Our staff and invited guests introduce their favourite documents from the Bristol Archives collections. For this edition, Malcolm Boyns, Archivist has selected a petition to alter the place for public executions of criminals, 1773.
This petition, addressed to the leaders of the Bristol Corporation, comes from the records of the Town Clerk. It was drawn up by some of the city’s most eminent citizens, including Thomas Tyndall, the Bristol merchant who built Tyndall’s Park.
They explained that: “a great number of new houses hath been erected… and many other improvements made upon Kingsdown and Saint Michaels Hill… to the manifest benefit and advantage to the said city…”
“The proprietors… have been discouraged from making farther improvements there, by reason of very considerable damage being constantly done… at the time of executing the law upon criminals for capital offences.”

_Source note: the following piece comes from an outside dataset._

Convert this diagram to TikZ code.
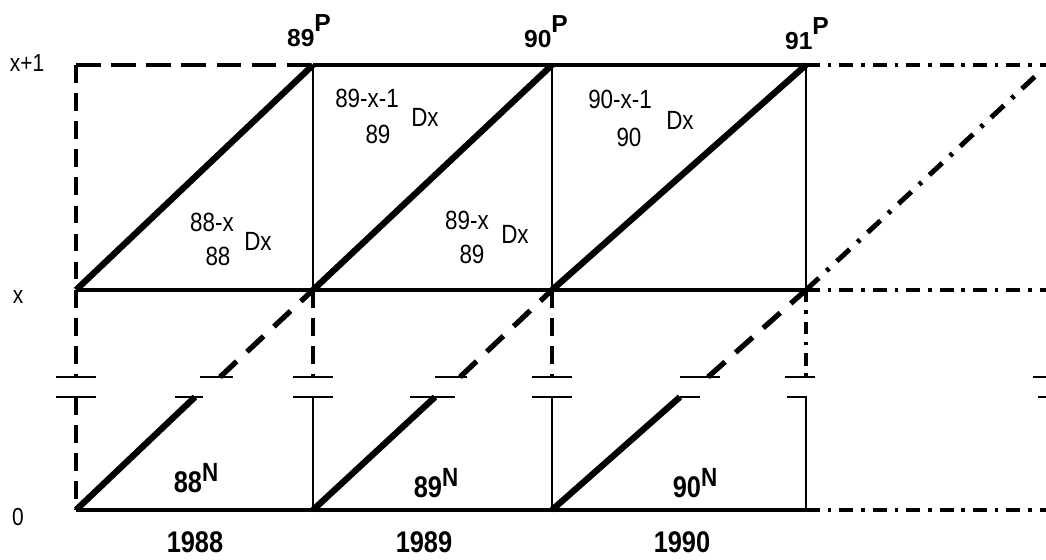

The problem, as the petitioners saw it, was that public executions at the top of St Michael’s Hill were devaluing their property and stifling further development of the area.
Despite the high profile of the petitioners, it seems that their request was not granted. The gallows remained until 1820, when public executions were transferred to the New Gaol on Cumberland Road.
What I love about this document is that it clearly displays that NIMBYism was as prevalent in the 18th century as it is today. Mind you, it is difficult to blame the residents for not wanting a gallows practically in their back garden!